Document Type
Article
Publication Title
Utah Law Review
Publication Date
2016
Volume
2016
First Page
831
Abstract
(Excerpt)
In a tragic case that received international attention, 15-year-old Phoebe Prince killed herself after being bullied—both physically and online—by some of her classmates. Phoebe had moved to Massachusetts from a small town in Ireland, enrolling as a freshman at South Hadley High School. After a brief relationship with a popular boy in the senior class, the taunting by her classmates began. Some students called her an “Irish slut” and a “whore,” knocked things out of her hands, and sent her threatening texts.
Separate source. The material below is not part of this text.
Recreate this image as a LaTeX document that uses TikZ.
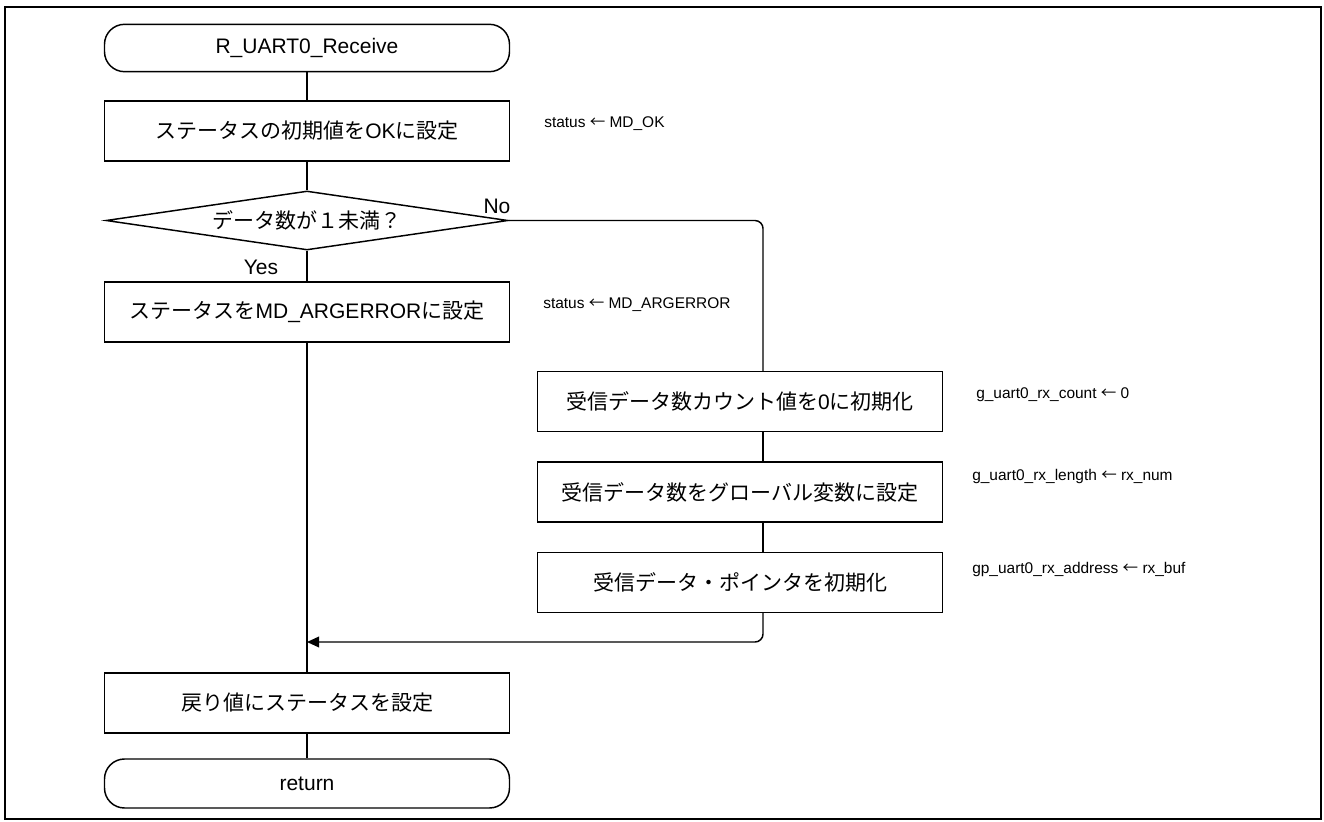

Some of the students used Facebook and Twitter to speak badly about her. Phoebe suffered this treatment for three months and then hung herself on the stairwell of her home on January 14, 2010. Stories like this led the Massachusetts legislature to create and implement a comprehensive antibullying law.
Phoebe Prince was the victim of bullying and cyberbullying. Bullying refers to “a specific type of aggression in which (1) the behavior is intended to harm or disturb, (2) the behavior occurs repeatedly over time, and (3) there is an imbalance of power, with a more powerful person or group attacking a less powerful one.” The aggression can be verbal (e.g., persistent name-calling), physical (e.g., hitting), or psychological (e.g., spreading humiliating rumors). In differentiating bullying from other forms of harmful behavior, Sameer Hinduja and Justin W. Patchin, observe the following distinctions:
• When someone says or does something unintentionally hurtful and they do it once, that’s rude.
• When someone says or does something intentionally hurtful and they do it once, that’s mean.
• When someone says or does something intentionally hurtful and they keep doing it—even when you tell them to stop or show them that you’re upset—that’s bullying.
Cyberbullying is similar to traditional bullying, but it involves the use of electronic devices and social media platforms to commit this intentional and repeated aggression—namely verbal and psychological attacks—against weaker victims. For reasons I give in this Article, cyberbullying has some unique characteristics that make it much more dangerous than offline bullying. Indeed, cyberbullying is so harmful that it should be given diminished First Amendment protection as schools seek ways to regulate it.